Because of Cocoon‘s international success an inevitable sequel followed three years later directed by Daniel Petrie and featuring most of the original film’s cast. Unfortunately, the premise ignored Saperstein’s sequel Metamorphosis and largely undermined the themes of the original film, and is regarded as inferior in every way; in 2013 Saperstein published the conclusion of his trilogy, Butterfly: Tomorrow’s Children.
It is safe to say Cocoon could never be made today with Hollywood’s youth-obsessed demographics and, in fact, could not be made commercially at all. Back in 1985, Ron Howard had at his disposal immensely-talented senior character actors who were not afraid to look their age and who were happy to let it all hang out on camera displaying a physical frankness remarkable for a commercial Hollywood feature.
Nowadays one would be hard-pressed to find similarly-aged actors who had not resorted to cosmetic intervention and who would be happy to display their aged bodies in the way Howard’s cast does. The irony is that Cocoon is not a film about regaining one’s lost youth. Rather, it is a film about grasping the opportunities that life throws at you at any age. Cocoon deserves to be cherished as we will never see the like of it again.

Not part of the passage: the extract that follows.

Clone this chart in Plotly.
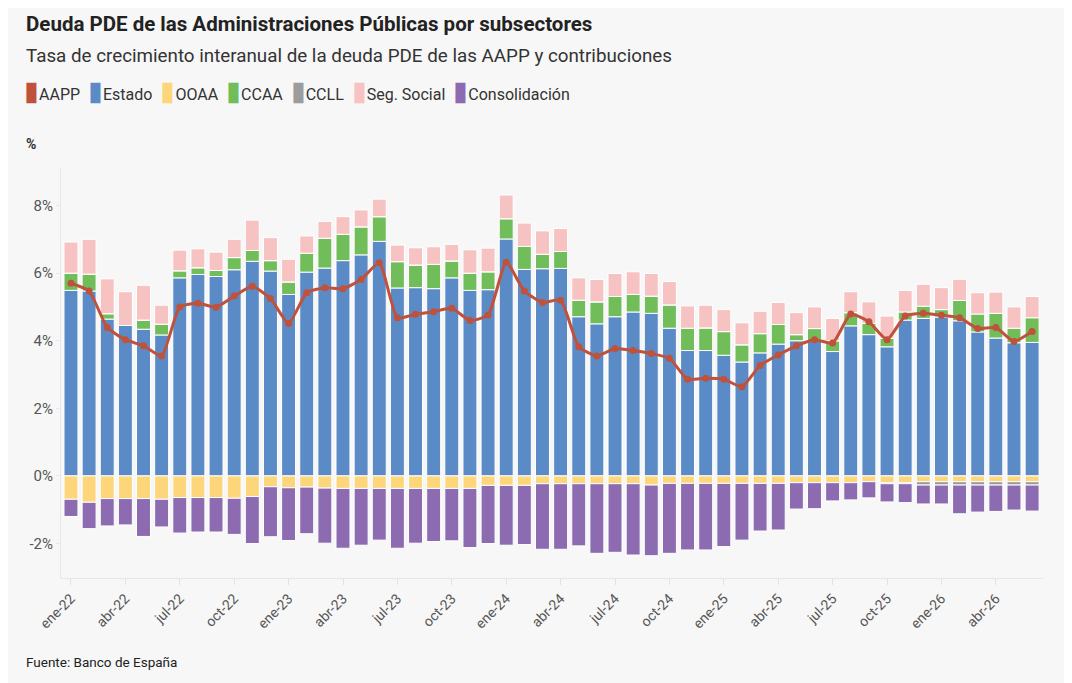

The high definition transfer has been created for this release and is perfectly acceptable, considering the film manifests the softness of image so beloved of 1980s features. There is a chatty and informative commentary track by Ron Howard recorded at the end of the nineties and several short behind-the-scenes films made during production which appear to have been ported over from a DVD release, as have the various trailers and TV spots; understandably, the image quality on these is not on a par with the main feature. The accompanying booklet contains a new essay written for this release by film critic and historian James Oliver.